▶ _What you have to do_
Omit all images, then return the remaining material exactly as it stands.

* start *

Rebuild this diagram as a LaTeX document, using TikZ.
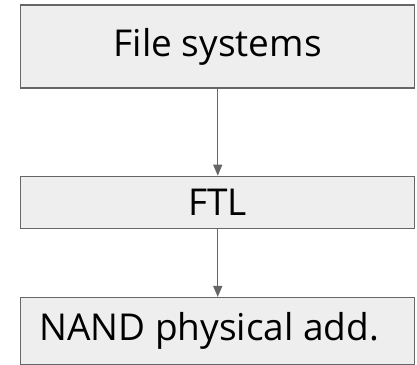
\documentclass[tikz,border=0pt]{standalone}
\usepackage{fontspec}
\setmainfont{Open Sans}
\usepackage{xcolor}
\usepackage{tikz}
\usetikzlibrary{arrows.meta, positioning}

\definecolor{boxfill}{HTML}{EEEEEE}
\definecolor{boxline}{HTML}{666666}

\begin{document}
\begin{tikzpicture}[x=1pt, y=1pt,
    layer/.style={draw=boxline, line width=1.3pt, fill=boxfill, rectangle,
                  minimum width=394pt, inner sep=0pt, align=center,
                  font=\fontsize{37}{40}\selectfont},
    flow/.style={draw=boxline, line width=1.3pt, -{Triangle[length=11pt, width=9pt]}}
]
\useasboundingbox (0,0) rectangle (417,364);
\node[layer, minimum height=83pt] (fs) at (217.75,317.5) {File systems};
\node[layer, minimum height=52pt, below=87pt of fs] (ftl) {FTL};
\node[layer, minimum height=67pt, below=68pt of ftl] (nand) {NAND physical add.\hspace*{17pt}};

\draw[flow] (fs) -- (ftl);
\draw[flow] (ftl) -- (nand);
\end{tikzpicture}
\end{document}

* end *

▶ _Solution to this exercise_
Rebuild this diagram as a LaTeX document, using TikZ.
\documentclass[tikz,border=0pt]{standalone}
\usepackage{fontspec}
\setmainfont{Open Sans}
\usepackage{xcolor}
\usepackage{tikz}
\usetikzlibrary{arrows.meta, positioning}

\definecolor{boxfill}{HTML}{EEEEEE}
\definecolor{boxline}{HTML}{666666}

\begin{document}
\begin{tikzpicture}[x=1pt, y=1pt,
    layer/.style={draw=boxline, line width=1.3pt, fill=boxfill, rectangle,
                  minimum width=394pt, inner sep=0pt, align=center,
                  font=\fontsize{37}{40}\selectfont},
    flow/.style={draw=boxline, line width=1.3pt, -{Triangle[length=11pt, width=9pt]}}
]
\useasboundingbox (0,0) rectangle (417,364);
\node[layer, minimum height=83pt] (fs) at (217.75,317.5) {File systems};
\node[layer, minimum height=52pt, below=87pt of fs] (ftl) {FTL};
\node[layer, minimum height=67pt, below=68pt of ftl] (nand) {NAND physical add.\hspace*{17pt}};

\draw[flow] (fs) -- (ftl);
\draw[flow] (ftl) -- (nand);
\end{tikzpicture}
\end{document}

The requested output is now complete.